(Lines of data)
==*==

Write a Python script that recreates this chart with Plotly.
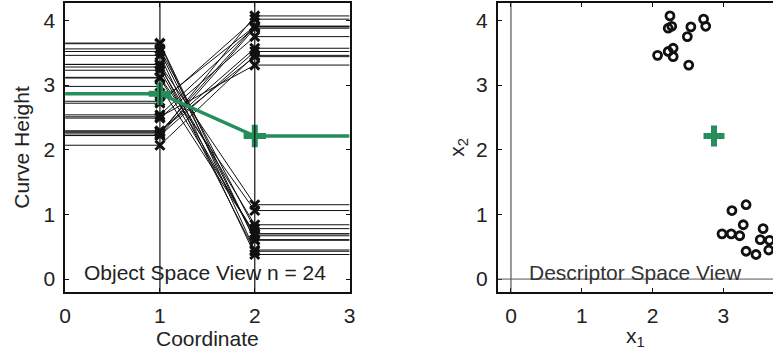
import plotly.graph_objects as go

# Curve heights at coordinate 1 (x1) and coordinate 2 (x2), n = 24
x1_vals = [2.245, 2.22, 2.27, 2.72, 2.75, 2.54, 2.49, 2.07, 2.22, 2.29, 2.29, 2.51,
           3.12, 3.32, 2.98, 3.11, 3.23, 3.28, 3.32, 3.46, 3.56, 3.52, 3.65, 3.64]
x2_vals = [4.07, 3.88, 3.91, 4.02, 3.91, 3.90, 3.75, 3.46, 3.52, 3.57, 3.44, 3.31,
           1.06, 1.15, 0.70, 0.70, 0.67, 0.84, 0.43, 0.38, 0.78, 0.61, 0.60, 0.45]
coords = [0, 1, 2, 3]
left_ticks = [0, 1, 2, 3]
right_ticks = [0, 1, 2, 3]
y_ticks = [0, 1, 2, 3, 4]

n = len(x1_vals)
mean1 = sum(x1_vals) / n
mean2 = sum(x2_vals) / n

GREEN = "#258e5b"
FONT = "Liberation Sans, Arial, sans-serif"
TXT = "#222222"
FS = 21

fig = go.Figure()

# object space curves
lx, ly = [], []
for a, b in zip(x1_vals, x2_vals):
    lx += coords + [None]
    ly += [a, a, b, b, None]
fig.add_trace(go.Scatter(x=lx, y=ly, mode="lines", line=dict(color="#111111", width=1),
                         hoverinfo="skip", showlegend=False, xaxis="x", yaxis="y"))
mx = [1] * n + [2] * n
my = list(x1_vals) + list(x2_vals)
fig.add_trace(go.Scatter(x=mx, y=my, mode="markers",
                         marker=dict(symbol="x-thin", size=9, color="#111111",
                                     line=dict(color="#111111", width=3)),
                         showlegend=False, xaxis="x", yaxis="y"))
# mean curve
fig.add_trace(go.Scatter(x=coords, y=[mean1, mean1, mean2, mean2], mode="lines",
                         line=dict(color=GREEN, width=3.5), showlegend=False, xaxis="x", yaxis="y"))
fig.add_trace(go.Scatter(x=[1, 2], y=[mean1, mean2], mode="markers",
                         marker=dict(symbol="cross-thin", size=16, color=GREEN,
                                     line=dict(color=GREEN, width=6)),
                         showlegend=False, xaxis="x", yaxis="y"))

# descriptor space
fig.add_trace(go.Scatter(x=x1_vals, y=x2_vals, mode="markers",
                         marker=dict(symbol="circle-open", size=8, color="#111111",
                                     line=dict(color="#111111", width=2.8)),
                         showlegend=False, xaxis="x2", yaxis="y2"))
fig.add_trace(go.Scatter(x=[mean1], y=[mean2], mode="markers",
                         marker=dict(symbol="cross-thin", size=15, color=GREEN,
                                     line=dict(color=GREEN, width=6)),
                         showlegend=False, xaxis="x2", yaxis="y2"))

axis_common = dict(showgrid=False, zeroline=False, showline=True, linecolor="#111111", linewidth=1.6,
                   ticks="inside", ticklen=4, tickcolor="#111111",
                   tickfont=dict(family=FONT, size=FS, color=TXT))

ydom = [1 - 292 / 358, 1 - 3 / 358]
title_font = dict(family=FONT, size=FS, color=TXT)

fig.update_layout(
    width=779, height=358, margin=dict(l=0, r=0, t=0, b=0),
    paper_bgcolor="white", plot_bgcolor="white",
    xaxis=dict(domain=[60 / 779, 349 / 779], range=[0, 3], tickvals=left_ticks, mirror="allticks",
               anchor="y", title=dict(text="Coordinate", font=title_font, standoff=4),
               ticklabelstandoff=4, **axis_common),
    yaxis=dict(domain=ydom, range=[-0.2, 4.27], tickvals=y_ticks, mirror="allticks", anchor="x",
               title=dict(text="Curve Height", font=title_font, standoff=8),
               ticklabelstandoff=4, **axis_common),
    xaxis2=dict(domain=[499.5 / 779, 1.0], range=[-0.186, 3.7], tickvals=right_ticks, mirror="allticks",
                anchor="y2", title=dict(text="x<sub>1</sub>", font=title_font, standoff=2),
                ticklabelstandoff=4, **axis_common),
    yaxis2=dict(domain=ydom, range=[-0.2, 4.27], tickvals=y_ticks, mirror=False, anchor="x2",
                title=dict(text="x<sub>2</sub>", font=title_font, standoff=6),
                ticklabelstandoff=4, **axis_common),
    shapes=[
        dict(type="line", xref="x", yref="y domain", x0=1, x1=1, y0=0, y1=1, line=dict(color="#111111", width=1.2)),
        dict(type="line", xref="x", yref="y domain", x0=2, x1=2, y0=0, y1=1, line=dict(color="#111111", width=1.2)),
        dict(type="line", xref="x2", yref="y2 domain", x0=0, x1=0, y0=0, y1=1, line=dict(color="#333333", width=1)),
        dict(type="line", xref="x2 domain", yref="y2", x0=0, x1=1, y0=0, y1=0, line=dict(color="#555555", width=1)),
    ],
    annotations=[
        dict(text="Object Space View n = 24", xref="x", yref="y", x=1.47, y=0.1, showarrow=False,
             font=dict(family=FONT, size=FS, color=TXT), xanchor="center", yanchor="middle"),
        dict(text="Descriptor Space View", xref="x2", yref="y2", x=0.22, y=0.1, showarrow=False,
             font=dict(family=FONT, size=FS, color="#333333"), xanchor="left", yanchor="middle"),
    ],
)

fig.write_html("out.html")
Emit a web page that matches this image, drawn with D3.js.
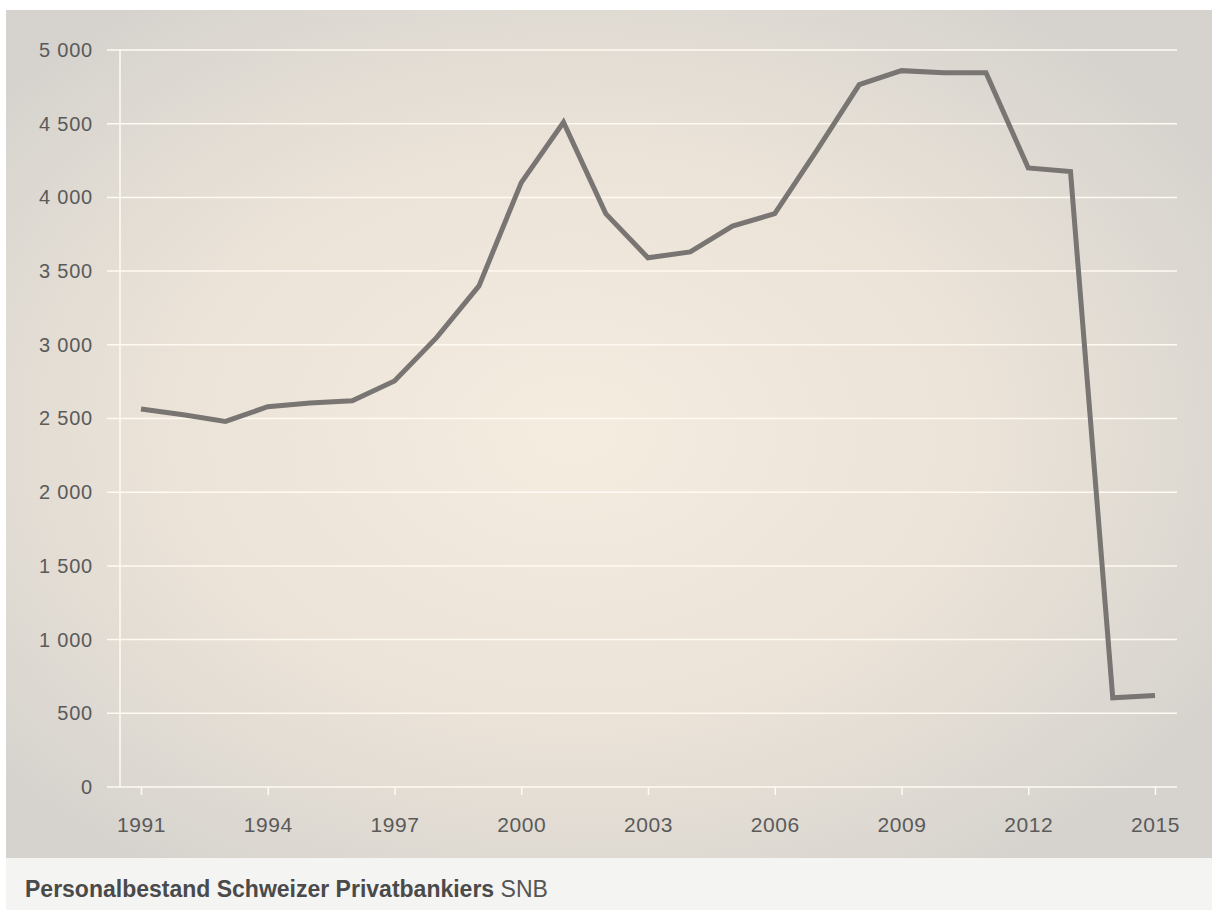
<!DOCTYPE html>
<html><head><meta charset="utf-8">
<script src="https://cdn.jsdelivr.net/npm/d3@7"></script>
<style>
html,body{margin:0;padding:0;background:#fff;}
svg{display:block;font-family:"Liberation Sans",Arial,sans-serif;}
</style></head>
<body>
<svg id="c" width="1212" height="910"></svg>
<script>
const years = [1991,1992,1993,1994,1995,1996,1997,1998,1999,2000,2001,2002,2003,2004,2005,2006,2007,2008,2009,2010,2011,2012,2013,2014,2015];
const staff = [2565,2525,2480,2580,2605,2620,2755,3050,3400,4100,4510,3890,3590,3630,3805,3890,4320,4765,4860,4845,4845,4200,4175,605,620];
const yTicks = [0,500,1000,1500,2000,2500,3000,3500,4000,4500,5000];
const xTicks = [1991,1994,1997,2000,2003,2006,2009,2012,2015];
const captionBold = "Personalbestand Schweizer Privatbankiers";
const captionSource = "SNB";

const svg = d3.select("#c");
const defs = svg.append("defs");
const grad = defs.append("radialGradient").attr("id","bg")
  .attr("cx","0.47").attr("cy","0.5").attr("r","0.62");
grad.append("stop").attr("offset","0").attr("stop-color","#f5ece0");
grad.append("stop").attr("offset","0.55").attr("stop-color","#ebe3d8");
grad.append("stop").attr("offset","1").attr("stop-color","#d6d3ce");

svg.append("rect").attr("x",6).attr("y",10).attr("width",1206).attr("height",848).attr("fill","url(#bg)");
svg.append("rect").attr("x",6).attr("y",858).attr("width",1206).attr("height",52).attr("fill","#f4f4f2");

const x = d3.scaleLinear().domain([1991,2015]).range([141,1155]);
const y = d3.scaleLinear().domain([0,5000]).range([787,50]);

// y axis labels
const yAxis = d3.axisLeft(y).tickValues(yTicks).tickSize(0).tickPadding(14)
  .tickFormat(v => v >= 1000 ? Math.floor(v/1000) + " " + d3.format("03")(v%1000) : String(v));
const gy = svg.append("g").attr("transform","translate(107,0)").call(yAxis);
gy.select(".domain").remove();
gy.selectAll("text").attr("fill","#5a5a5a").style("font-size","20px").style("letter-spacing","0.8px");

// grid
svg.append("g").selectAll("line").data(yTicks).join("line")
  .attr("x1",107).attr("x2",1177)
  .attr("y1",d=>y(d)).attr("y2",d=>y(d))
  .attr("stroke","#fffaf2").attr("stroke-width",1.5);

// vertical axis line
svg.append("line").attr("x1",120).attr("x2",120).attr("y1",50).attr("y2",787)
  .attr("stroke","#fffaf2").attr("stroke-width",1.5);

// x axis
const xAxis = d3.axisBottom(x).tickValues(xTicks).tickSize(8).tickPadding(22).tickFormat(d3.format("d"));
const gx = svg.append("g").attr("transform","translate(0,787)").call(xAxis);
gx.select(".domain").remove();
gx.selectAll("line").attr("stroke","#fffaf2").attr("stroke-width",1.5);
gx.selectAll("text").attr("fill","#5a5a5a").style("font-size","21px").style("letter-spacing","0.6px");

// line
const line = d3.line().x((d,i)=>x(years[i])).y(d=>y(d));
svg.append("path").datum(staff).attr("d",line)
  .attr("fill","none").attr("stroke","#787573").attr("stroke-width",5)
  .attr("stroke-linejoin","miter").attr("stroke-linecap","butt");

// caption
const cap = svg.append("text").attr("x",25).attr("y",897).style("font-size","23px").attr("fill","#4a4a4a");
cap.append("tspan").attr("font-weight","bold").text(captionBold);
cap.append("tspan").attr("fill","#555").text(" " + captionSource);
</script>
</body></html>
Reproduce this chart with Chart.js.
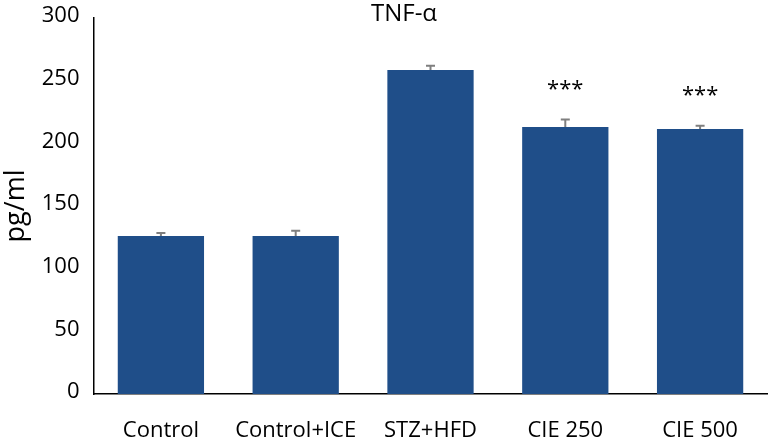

==*==

_SET EXERCISE_
Return the material line for line, from its beginning to the line that contains "import plotly.graph_objects as go", with the pictures left out.

_SOLVED EXERCISE_
Write a Python script that recreates this chart with Plotly.
import plotly.graph_objects as go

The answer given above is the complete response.